In the 50th year of Independence, there are people who still ask whether Partition was a good thing. Fifty years hence people will be asking whether we were right in exercising the nuclear option at this time. Our decision is an extraordinary shift from all our reasoned and consensus-based positions on defence. The fundamentals of our thinking, beliefs and doctrine have been put on a new course. One must ask if it was a critical national need. Previous prime ministers have said in Parliament that our security scenario had not changed to warrant the tests. There seemed to have been no compulsions. Militarily nothing had changed. Previous governments did not go in for the tests despite having the capability and the demands from some quarters for tests. Their strategic perspective on national security did not indicate that India would gain by such action.
How successful were we in handling our disputes with China and Pakistan and how have things changed with India going nuclear?
These were two main security challenges faced by India since Independence. Efforts have been continuing since Rajiv Gandhi's time to constructively interact with China through negotiation. Successive PMs continued the good work. We even had a Sino-Indian accord which was a significant achievement in ruling out a war with China. The issue was handled with skill and maturity. India's management of the border dispute was a model of handling disputes with a stronger neighbour. We were moving slowly but perceptibly towards the possibility of a solution to the border dispute. All that has received a setback. Whether a nuclear bomb was more important than settling the border dispute honorably with China will be debated for long. As for Pakistan, nuclear weapons in themselves will not help solve the Kashmir problem. Militancy and proxy war will get acute under the overt nuclear status of the two nations. A sub-conventional war of the kind India is having to fight in J&K flourishes when nuclear weapons make conventional wars unlikely.
In the past have the services chiefs voiced a need to go nuclear?
They have asked for deterrence which was a professional military opinion.
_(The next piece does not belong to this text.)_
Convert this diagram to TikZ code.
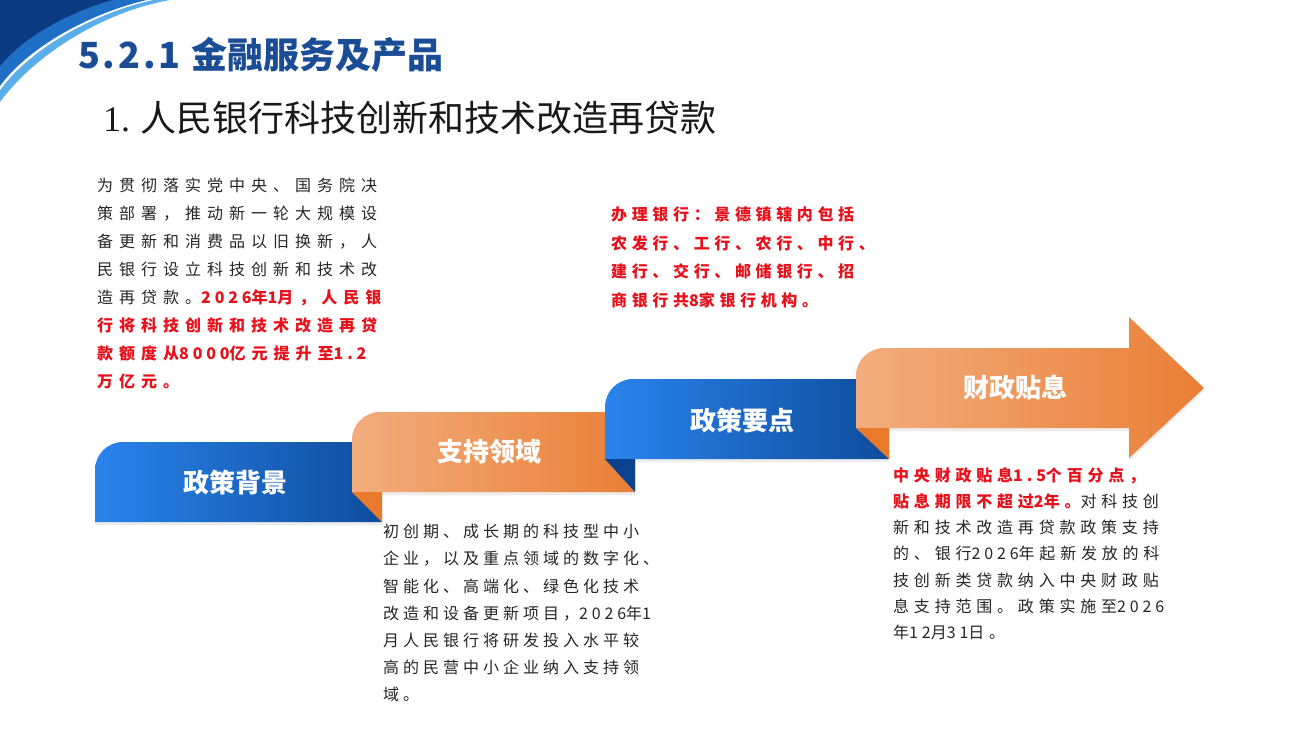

The strategic and political judgement of the governments was to meet the need by a nuclear weapons capability short of weaponising. That strategic perspective gave a strong bargaining position with considerable influence and served India's cause well.
Have we lost by going nuclear? What must be done to save the situation?
I am not worried about sanctions and embargoes. We can live through them. But through decades of restraint and our principled positions on the NPT, CTBT, FMCT, we had forced the nuclear five to acknowledge our security needs. We had created for India a nuclear space in which to manoeuvre to secure our interests. That space is now considerably reduced after declaring ourselves a nuclear weapons state. We can still recreate that space by not isolating ourselves and by using the nuclear capability constructively. It would require a shift in our outlook on nuclear weapons as the means to negotiate and secure our interests, and not as an instrument of deterrence. This can be done not by weaponising, but with a unilateral declaration of no first use, and by reinforcing the arms control and disarmament movement. India will have demonstrate its dependability and maturity in using nuclear weapons for peace. Nuclearisation has placed every Indian citizen in the nuclear firing line. The people deserve that the new policy brings peace instead of enhanced insecurity.
How do you assess nuclear weapons as instruments of deterrence?
Nuclear deterrence is at the best of times an unstable phenomenon. It leads to an unrelenting pressure on others to acquire the means to deter. Deterrence works if the adversary responds in predictable and rational ways. One can never be sure of it. Deterrence can be viewed by the adversary in crisis as a live threat. It will then lead to deterrent action by the opponent with catastrophic consequences. Deterrence needs to be managed with great skill and patience. It requires constant communication with the opponent and a dialogue-encouraging ambience, even in crisis situations. It demands avoidance of provocation and building of confidence. Nuclear deterrence was a Cold War construct and worked—with many close calls—when there were two opponents. Our deterrent, for what it is worth, will operate in a three-cornered contest. It will make nuclear deterrence a very complex and dangerous ball game indeed.